- Croatian theatrical poster
- Directed by: Rajko Grlić
- Written by: Rajko Grlić; Ante Tomić;
- Produced by: Igor Nola
- Starring: Miki Manojlović; Bojan Navojec; Nataša Dorčić; Daria Lorenci; Ksenija Marinković;
- Cinematography: Slobodan Trninić
- Edited by: Andrija Zafranović
- Music by: Alfi Kabiljo; Alan Bjelinski;
- Release date: 10 March 2010 (Croatia);
- Running time: 87 minutes
- Country: Croatia
- Language: Croatian

= Just Between Us (film) =

Just Between Us (Neka ostane među nama) is a 2010 Croatian drama film directed by Rajko Grlić starring Miki Manojlović, Bojan Navojec, Nataša Dorčić, Daria Lorenci and Ksenija Marinković. The film is a co-production involving Croatia's Mainframe Production, Serbia's Yodi Movie Craftsman and Slovenia's Studio Maj and was additionally financed by the Croatian Radiotelevision and Eurimages.

==Plot==
The film, set in Zagreb, centers around two middle-aged middle class brothers, Nikola and Braco (played by Manojlović and Navojec) and the parallel lives they lead amid a web of complex relationships with their wives, mistresses and children.
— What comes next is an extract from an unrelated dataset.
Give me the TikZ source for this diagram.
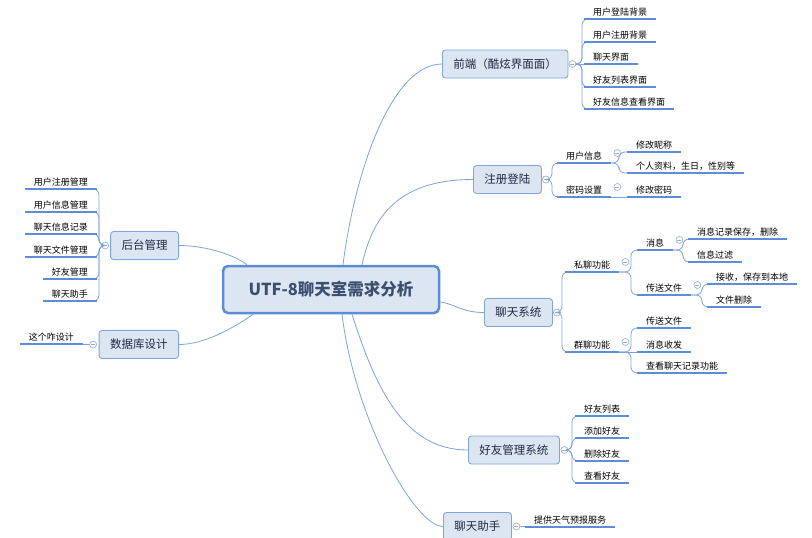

The film has been described by critics as an examination of "loneliness, adultery and urban life", and has been praised for its authentic depiction of contemporary Zagreb.

== Cast ==

- Miki Manojlović - Nikola
- Bojan Navojec - Braco
- Ksenija Marinković - Marta
- Daria Lorenci - Anamarija
- Nataša Dorčić - Latica
- Nina Ivanišin - Davorka
- Buga Šimić - Maja
- Živko Anočić - Nino
- Krešimir Mikić - Jura

==Awards==
The film was nominated for the Crystal Globe at the 45th Karlovy Vary International Film Festival, where Rajko Grlić won the Best Director award, and where it also won the Label Europa Cinemas award. It also went on to win seven Golden Arena awards at the 2010 Pula Film Festival, the Croatian national film awards, including Best Film, Best Director (Rajko Grlić), Best Supporting Actress (Ksenija Marinković), Best Cinematography (Slobodan Trninić), Best Production Design (Ivo Hušnjak), Best Film Music (Alfi Kabiljo and Alan Bjelinski) and Best Sound Editing (Srđan Kurpjel).